The listing below should be printed exactly, every line of it. Skip the pictures.
---------- SUPPLIED INFORMATION ----------
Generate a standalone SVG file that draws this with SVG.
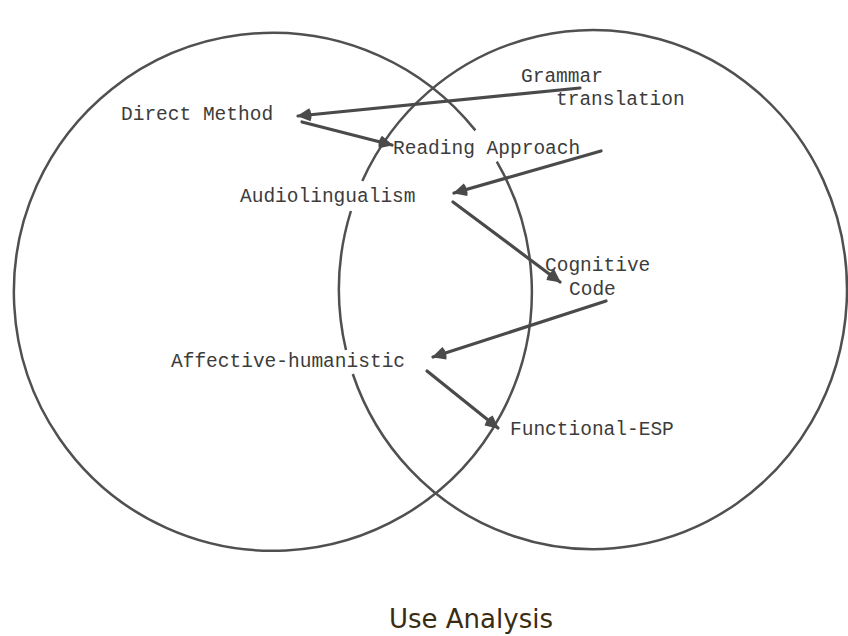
<svg xmlns="http://www.w3.org/2000/svg" width="848" height="636" viewBox="0 0 848 636">
<defs>
<style>
.lbl{font-family:"Liberation Mono","Courier New",monospace;font-size:19.5px;fill:#3c3c3c}
.ring{fill:none;stroke:#505050;stroke-width:2.5}
.arr{fill:none;stroke:#4a4a4a;stroke-width:3.2;stroke-linecap:round;marker-end:url(#head)}
.title{font-family:"DejaVu Sans",Verdana,sans-serif;font-size:26px;fill:#3a2c12}
</style>
<marker id="head" markerUnits="userSpaceOnUse" markerWidth="20" markerHeight="18" viewBox="-15 -9 17 18" refX="0" refY="0" orient="auto">
<path d="M1,0 L-12,-6.5 Q-15,0 -12,6.5 Z" fill="#4a4a4a"/>
</marker>
</defs>
<rect width="848" height="636" fill="#ffffff"/>
<g id="circles">
<path id="left-circle" class="ring" d="M475.4,130.4 A259,259 0 1 0 496.8,161.7"/>
<path id="right-circle" class="ring" d="M352.8,374 A254,259.5 0 1 0 362.3,181 M350.9,211 A254,259.5 0 0 0 346,350"/>
</g>
<g id="connectors">
<line class="arr" x1="580" y1="88" x2="298" y2="116"/>
<line class="arr" x1="302" y1="122" x2="392" y2="145"/>
<line class="arr" x1="601" y1="151" x2="454" y2="193"/>
<line class="arr" x1="453" y1="202" x2="560" y2="282"/>
<line class="arr" x1="606" y1="301" x2="433" y2="357"/>
<line class="arr" x1="427" y1="371" x2="498" y2="428"/>
</g>
<g id="grammar-translation"><text class="lbl" x="521" y="82">Grammar</text><text class="lbl" x="556" y="105">translation</text></g>
<g id="direct-method"><text class="lbl" x="121" y="120">Direct Method</text></g>
<g id="reading-approach"><text class="lbl" x="393" y="154">Reading Approach</text></g>
<g id="audiolingualism"><text class="lbl" x="240" y="202">Audiolingualism</text></g>
<g id="cognitive-code"><text class="lbl" x="545" y="271">Cognitive</text><text class="lbl" x="569" y="295">Code</text></g>
<g id="affective-humanistic"><text class="lbl" x="171" y="367">Affective-humanistic</text></g>
<g id="functional-esp"><text class="lbl" x="510" y="435">Functional-ESP</text></g>
<g id="caption"><text class="title" x="389" y="628">Use Analysis</text></g>
</svg>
----------
REPLY
Generate a standalone SVG file that draws this with SVG.
<svg xmlns="http://www.w3.org/2000/svg" width="848" height="636" viewBox="0 0 848 636">
<defs>
<style>
.lbl{font-family:"Liberation Mono","Courier New",monospace;font-size:19.5px;fill:#3c3c3c}
.ring{fill:none;stroke:#505050;stroke-width:2.5}
.arr{fill:none;stroke:#4a4a4a;stroke-width:3.2;stroke-linecap:round;marker-end:url(#head)}
.title{font-family:"DejaVu Sans",Verdana,sans-serif;font-size:26px;fill:#3a2c12}
</style>
<marker id="head" markerUnits="userSpaceOnUse" markerWidth="20" markerHeight="18" viewBox="-15 -9 17 18" refX="0" refY="0" orient="auto">
<path d="M1,0 L-12,-6.5 Q-15,0 -12,6.5 Z" fill="#4a4a4a"/>
</marker>
</defs>
<rect width="848" height="636" fill="#ffffff"/>
<g id="circles">
<path id="left-circle" class="ring" d="M475.4,130.4 A259,259 0 1 0 496.8,161.7"/>
<path id="right-circle" class="ring" d="M352.8,374 A254,259.5 0 1 0 362.3,181 M350.9,211 A254,259.5 0 0 0 346,350"/>
</g>
<g id="connectors">
<line class="arr" x1="580" y1="88" x2="298" y2="116"/>
<line class="arr" x1="302" y1="122" x2="392" y2="145"/>
<line class="arr" x1="601" y1="151" x2="454" y2="193"/>
<line class="arr" x1="453" y1="202" x2="560" y2="282"/>
<line class="arr" x1="606" y1="301" x2="433" y2="357"/>
<line class="arr" x1="427" y1="371" x2="498" y2="428"/>
</g>
<g id="grammar-translation"><text class="lbl" x="521" y="82">Grammar</text><text class="lbl" x="556" y="105">translation</text></g>
<g id="direct-method"><text class="lbl" x="121" y="120">Direct Method</text></g>
<g id="reading-approach"><text class="lbl" x="393" y="154">Reading Approach</text></g>
<g id="audiolingualism"><text class="lbl" x="240" y="202">Audiolingualism</text></g>
<g id="cognitive-code"><text class="lbl" x="545" y="271">Cognitive</text><text class="lbl" x="569" y="295">Code</text></g>
<g id="affective-humanistic"><text class="lbl" x="171" y="367">Affective-humanistic</text></g>
<g id="functional-esp"><text class="lbl" x="510" y="435">Functional-ESP</text></g>
<g id="caption"><text class="title" x="389" y="628">Use Analysis</text></g>
</svg>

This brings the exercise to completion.